In 1791 Mozart wrote his aria Per questa bella mano (k612) for bass and double bass to be performed by the singer Gerl with the bassist Friedrich Pischelberger (1741–1813); both were engaged in the production of Die Zauberflöte under Schikaneder. This work was published in 1822 – one of the first virtuoso double bass works to appear in print. Pischelberger and Johannes Sperger were the most outstanding virtuosos of the Austrian school at that time and it is unlikely that solo bass playing had ever before reached such a peak. Sperger’s works include 18 concertos, three concert arias with soprano and a number of cassations and quartets. He played a five-string bass which he tuned in a number of different ways. Josef Kämpfer (1735–88), a Hungarian virtuoso, toured Europe towards the end of the 18th century and is said to have greatly impressed Haydn. Although Kämpfer travelled as widely as St Petersburg, Copenhagen, Hamburg and London, it was not until Domenico Dragonetti settled in London that the bass gained popularity in England.

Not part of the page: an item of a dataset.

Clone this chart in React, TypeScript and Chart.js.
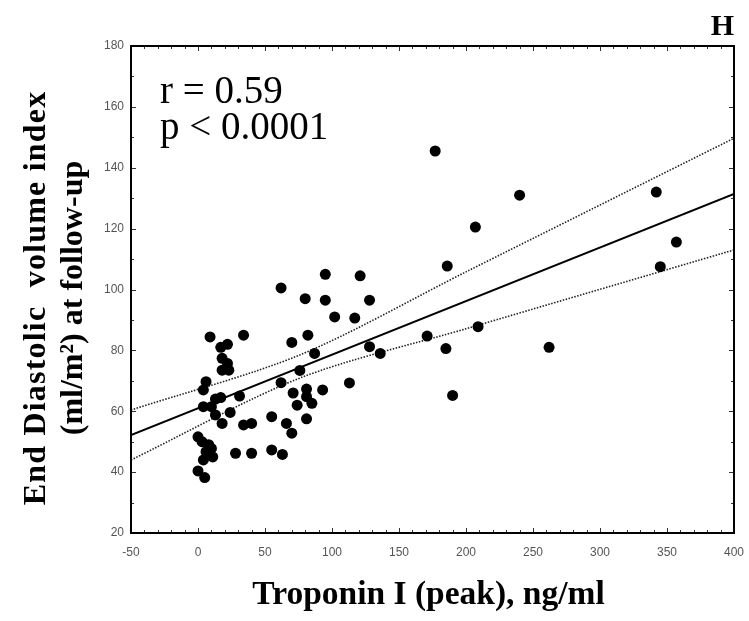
import React, { useEffect, useRef } from "react";
import { Chart, registerables } from "chart.js";

Chart.register(...registerables);

// Scatter data: Troponin I (peak) vs End Diastolic volume index
const troponinPeak = [
  177, 240, 342, 357, 207, 186, 345, 262, 209, 185, 171, 190,
  95, 121, 62, 80, 95, 128, 102, 117, 82, 70, 87, 128, 136, 76, 62, 113,
  71, 81, 81, 93, 74, 85, 81, 66, 70, 63, 55, 55,
  9, 34, 17, 22, 18, 22, 18, 23, 6, 4, 31, 13, 17, 10, 4, 13, 24, 18, 34, 40,
  0, 3, 8, 10, 6, 11, 28, 40, 4, 0, 5,
];
const edvIndex = [
  145.5, 131, 132, 115.6, 120.5, 107.7, 107.5, 81, 87.8, 80.6, 84.7, 65.2,
  105, 104.5, 100.5, 97, 96.5, 96.5, 91, 90.6, 85, 82.6, 79, 81.2, 79, 73.4, 69.4, 69.3,
  66, 67.3, 64.8, 67, 62, 62.6, 57.5, 56, 52.8, 45.8, 47.3, 58.2,
  84.4, 85, 81, 82, 77.4, 75.7, 73.5, 73.5, 69.7, 67, 65, 64, 64.5, 61.5, 61.5, 58.8, 59.6, 56, 55.5, 56,
  51.6, 50, 49, 47.8, 46.7, 45, 46.2, 46.2, 44, 40.4, 38.2,
];

// Regression line and 95% confidence band
const fitX = [-50, 400];
const fitY = [52.2, 131.4];
const bandX = [-50, 76, 200, 400];
const bandUpper = [60.4, 78.5, 105.8, 149.7];
const bandLower = [44, 70.9, 87.1, 113];

const xTickValues = [-50, 0, 50, 100, 150, 200, 250, 300, 350, 400];
const yTickValues = [20, 40, 60, 80, 100, 120, 140, 160, 180];

const statLines = ["r = 0.59", "p < 0.0001"];
const panelLabel = "H";
const xTitle = "Troponin I (peak), ng/ml";
const yTitleLines = ["End Diastolic  volume index", "(ml/m\u00B2) at follow-up"];

const decorPlugin = {
  id: "decor",
  afterDraw(chart: any) {
    const { ctx, chartArea, scales } = chart;
    const { left, top, right, bottom } = chartArea;
    const xs = scales.x;
    const ys = scales.y;
    ctx.save();
    // minor ticks inside the box
    ctx.strokeStyle = "#333";
    ctx.lineWidth = 1;
    for (let v = xTickValues[0]; v <= xTickValues[xTickValues.length - 1]; v += 10) {
      const px = Math.round(xs.getPixelForValue(v)) + 0.5;
      const len = (v % 50 === 0) ? 5 : 3;
      ctx.beginPath();
      ctx.moveTo(px, bottom);
      ctx.lineTo(px, bottom - len);
      ctx.moveTo(px, top);
      ctx.lineTo(px, top + len);
      ctx.stroke();
    }
    for (let v = yTickValues[0]; v <= yTickValues[yTickValues.length - 1]; v += 10) {
      const py = Math.round(ys.getPixelForValue(v)) + 0.5;
      const len = (v % 20 === 0) ? 5 : 3;
      ctx.beginPath();
      ctx.moveTo(left, py);
      ctx.lineTo(left + len, py);
      ctx.moveTo(right, py);
      ctx.lineTo(right - len, py);
      ctx.stroke();
    }
    // box
    ctx.strokeStyle = "#000";
    ctx.lineWidth = 2;
    ctx.strokeRect(left, top, right - left, bottom - top);

    // stats text
    ctx.fillStyle = "#000";
    ctx.textAlign = "left";
    ctx.textBaseline = "alphabetic";
    ctx.font = '39px "Liberation Serif"';
    ctx.fillText(statLines[0], left + 29, top + 57);
    ctx.fillText(statLines[1], left + 29, top + 93);

    // panel label
    ctx.font = 'bold 30px "Liberation Serif"';
    ctx.textAlign = "right";
    ctx.fillText(panelLabel, right, top - 11);

    // x title
    ctx.font = 'bold 33.5px "Liberation Serif"';
    ctx.textAlign = "center";
    ctx.fillText(xTitle, (left + right) / 2 - 4, 604);

    // y title
    ctx.save();
    ctx.translate(0, 298);
    ctx.rotate(-Math.PI / 2);
    ctx.font = 'bold 32px "Liberation Serif"';
    ctx.textAlign = "center";
    (ctx as any).letterSpacing = "1.2px";
    ctx.fillText(yTitleLines[0], 0, 45);
    (ctx as any).letterSpacing = "0px";
    ctx.fillText(yTitleLines[1], 0, 82);
    ctx.restore();

    ctx.restore();
  },
};

export default function App() {
  const ref = useRef<HTMLCanvasElement | null>(null);
  useEffect(() => {
    document.body.style.margin = "0";
    const canvas = ref.current;
    if (!canvas) return;
    const points = troponinPeak.map((x, i) => ({ x, y: edvIndex[i] }));
    const fit = fitX.map((x, i) => ({ x, y: fitY[i] }));
    const up = bandX.map((x, i) => ({ x, y: bandUpper[i] }));
    const lo = bandX.map((x, i) => ({ x, y: bandLower[i] }));
    const chart = new Chart(canvas, {
      type: "scatter",
      data: {
        datasets: [
          {
            type: "line",
            data: fit,
            borderColor: "#000",
            borderWidth: 2,
            pointRadius: 0,
            fill: false,
            order: 2,
          } as any,
          {
            type: "line",
            data: up,
            borderColor: "#222",
            borderWidth: 1.6,
            borderDash: [1.5, 1.5],
            pointRadius: 0,
            fill: false,
            tension: 0.3,
            order: 3,
          } as any,
          {
            type: "line",
            data: lo,
            borderColor: "#222",
            borderWidth: 1.6,
            borderDash: [1.5, 1.5],
            pointRadius: 0,
            fill: false,
            tension: 0.3,
            order: 3,
          } as any,
          {
            data: points,
            backgroundColor: "#000",
            borderColor: "#000",
            borderWidth: 0,
            pointRadius: 5.5,
            pointHoverRadius: 5.5,
            order: 1,
          },
        ],
      },
      options: {
        responsive: false,
        animation: false,
        events: [],
        layout: { padding: { left: 0, top: 46, right: 15, bottom: 0 } },
        plugins: { legend: { display: false }, tooltip: { enabled: false }, title: { display: false } },
        scales: {
          x: {
            type: "linear",
            min: xTickValues[0],
            max: xTickValues[xTickValues.length - 1],
            afterBuildTicks: (s: any) => {
              s.ticks = xTickValues.map((v) => ({ value: v }));
            },
            afterFit: (s: any) => {
              s.height = 88;
              s.paddingLeft = 0;
              s.paddingRight = 0;
            },
            grid: { display: false, drawTicks: false },
            border: { display: false },
            ticks: {
              padding: 12,
              color: "#555",
              font: { family: '"Liberation Sans"', size: 12 },
              maxRotation: 0,
              autoSkip: false,
            },
          },
          y: {
            type: "linear",
            min: yTickValues[0],
            max: yTickValues[yTickValues.length - 1],
            afterBuildTicks: (s: any) => {
              s.ticks = yTickValues.map((v) => ({ value: v }));
            },
            afterFit: (s: any) => {
              s.width = 131;
              s.paddingTop = 0;
              s.paddingBottom = 0;
            },
            grid: { display: false, drawTicks: false },
            border: { display: false },
            ticks: {
              padding: 7,
              color: "#555",
              font: { family: '"Liberation Sans"', size: 12 },
              autoSkip: false,
            },
          },
        },
      },
      plugins: [decorPlugin],
    });
    return () => chart.destroy();
  }, []);
  return (
    <div style={{ width: 749, height: 621, background: "#fff" }}>
      <canvas ref={ref} width={749} height={621} style={{ display: "block" }} />
    </div>
  );
}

Dragonetti’s success was unique in that for over 50 years no musical gathering was considered complete without him. Not only did his fine performances win him recognition throughout Europe, but his kind, amiable personality endeared him to the British public. He counted among his friends Haydn, Beethoven, Hummel, Spohr, Liszt and many other composers. Rossini thought highly of him, and in 1824 composed a duet for him to play with the banker Sir David Salomons, an amateur cellist. At Rossini’s insistence Dragonetti had a copy of his bow made for Cherubini, who had begun a double bass class at the Paris Conservatoire. The bass players there used the French overhand bowing which some thought to lack the power of Dragonetti’s underhand bow. Rossini delivered the bow himself but the introduction was not a success. The British Library contains a large collection of Dragonetti manuscripts and most British players are still taught in a tradition directly descended from his pupils.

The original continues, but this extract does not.